## Begin Provided data

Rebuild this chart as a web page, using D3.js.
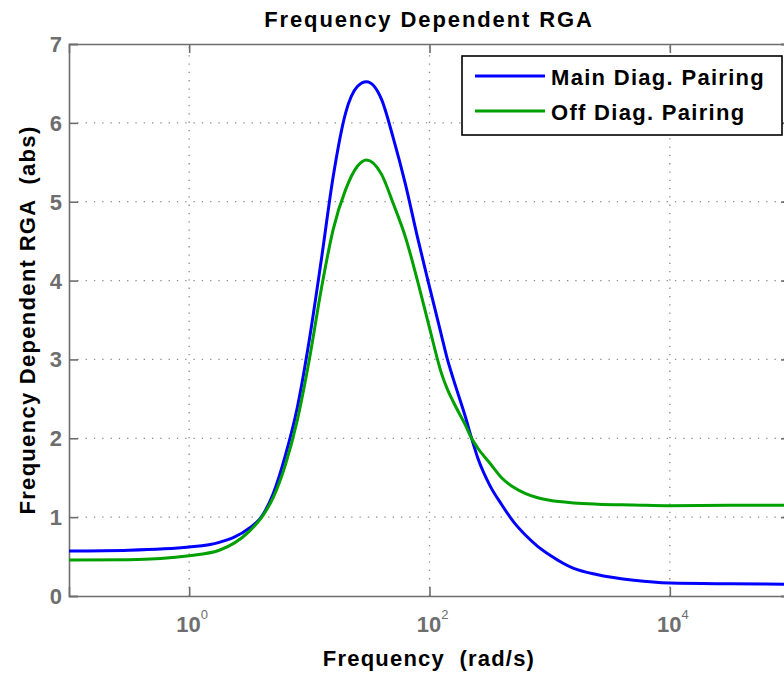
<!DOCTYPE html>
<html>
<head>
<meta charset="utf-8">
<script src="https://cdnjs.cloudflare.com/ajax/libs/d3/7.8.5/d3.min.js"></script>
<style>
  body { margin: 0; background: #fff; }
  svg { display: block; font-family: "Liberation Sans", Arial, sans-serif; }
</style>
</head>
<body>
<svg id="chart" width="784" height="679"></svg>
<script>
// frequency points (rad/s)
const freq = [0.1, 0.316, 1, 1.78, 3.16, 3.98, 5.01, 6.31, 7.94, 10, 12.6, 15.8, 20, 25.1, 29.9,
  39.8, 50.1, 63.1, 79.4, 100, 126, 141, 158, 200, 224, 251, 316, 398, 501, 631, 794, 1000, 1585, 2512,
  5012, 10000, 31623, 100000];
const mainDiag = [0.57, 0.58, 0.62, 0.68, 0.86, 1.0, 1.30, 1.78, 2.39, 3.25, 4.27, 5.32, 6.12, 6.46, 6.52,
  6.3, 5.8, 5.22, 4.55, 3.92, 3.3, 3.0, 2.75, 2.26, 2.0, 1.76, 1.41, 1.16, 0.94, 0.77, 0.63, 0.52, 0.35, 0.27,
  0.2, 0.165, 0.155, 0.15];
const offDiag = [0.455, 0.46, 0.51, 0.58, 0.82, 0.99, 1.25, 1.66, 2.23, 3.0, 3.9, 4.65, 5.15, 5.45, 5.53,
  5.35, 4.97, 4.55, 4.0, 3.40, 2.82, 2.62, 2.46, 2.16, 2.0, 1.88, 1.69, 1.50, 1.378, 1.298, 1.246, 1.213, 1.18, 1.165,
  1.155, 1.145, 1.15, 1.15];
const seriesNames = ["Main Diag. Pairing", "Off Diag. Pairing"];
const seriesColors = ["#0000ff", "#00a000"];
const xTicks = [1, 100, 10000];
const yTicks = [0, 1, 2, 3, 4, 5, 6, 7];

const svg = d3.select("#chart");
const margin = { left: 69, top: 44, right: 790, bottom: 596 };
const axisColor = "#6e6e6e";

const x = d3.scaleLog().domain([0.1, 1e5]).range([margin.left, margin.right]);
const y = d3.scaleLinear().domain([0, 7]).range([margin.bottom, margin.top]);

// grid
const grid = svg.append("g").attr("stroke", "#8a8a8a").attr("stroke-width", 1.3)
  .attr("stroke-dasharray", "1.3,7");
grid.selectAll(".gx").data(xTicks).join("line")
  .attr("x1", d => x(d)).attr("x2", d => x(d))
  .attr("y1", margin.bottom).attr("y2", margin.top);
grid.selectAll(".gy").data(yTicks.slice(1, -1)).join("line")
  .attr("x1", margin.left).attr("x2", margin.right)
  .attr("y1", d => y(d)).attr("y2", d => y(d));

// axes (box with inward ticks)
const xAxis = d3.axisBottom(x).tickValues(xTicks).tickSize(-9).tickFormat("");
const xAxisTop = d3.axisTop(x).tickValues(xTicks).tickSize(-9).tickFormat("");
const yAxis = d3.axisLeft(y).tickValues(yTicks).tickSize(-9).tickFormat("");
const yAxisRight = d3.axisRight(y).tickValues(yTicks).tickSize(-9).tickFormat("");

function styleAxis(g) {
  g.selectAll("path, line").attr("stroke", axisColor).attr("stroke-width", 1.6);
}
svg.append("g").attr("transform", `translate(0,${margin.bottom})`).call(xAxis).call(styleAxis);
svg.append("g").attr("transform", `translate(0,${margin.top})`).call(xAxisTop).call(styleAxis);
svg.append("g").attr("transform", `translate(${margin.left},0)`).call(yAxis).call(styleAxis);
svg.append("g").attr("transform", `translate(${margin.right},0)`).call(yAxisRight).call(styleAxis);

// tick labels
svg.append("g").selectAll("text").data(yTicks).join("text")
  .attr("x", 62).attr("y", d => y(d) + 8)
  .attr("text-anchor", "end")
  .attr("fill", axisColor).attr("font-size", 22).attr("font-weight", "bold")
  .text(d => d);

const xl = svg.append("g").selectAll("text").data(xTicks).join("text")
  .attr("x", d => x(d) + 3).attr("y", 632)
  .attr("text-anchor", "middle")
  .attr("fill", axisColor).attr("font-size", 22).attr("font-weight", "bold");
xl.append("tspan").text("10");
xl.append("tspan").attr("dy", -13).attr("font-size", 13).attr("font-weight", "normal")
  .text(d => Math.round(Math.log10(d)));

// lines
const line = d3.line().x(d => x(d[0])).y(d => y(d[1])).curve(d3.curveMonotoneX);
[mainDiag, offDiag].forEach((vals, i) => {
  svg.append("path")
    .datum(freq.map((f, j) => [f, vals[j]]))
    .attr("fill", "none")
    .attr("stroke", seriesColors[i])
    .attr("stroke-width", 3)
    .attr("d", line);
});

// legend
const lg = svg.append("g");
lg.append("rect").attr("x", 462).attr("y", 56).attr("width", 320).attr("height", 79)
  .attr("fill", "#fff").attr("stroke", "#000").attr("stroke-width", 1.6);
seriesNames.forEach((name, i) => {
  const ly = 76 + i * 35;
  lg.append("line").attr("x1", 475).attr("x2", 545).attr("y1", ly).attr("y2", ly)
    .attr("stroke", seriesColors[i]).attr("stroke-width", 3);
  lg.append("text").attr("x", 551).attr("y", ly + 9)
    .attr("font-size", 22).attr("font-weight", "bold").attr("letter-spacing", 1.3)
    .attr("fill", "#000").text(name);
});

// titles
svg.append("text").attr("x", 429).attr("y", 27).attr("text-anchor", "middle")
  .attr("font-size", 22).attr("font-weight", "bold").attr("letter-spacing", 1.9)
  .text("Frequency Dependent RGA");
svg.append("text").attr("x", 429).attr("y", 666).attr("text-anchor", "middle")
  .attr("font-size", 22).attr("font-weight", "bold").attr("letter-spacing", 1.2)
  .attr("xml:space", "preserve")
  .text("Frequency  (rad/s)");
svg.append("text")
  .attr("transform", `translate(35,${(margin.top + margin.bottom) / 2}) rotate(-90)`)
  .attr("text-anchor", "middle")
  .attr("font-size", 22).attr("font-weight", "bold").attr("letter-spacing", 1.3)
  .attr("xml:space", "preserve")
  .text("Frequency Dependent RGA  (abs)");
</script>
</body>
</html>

## End Provided data

Copy all lines from the material that contain "chart".

• [Answer to the task]:
Rebuild this chart as a web page, using D3.js.
<svg id="chart" width="784" height="679"></svg>
const svg = d3.select("#chart");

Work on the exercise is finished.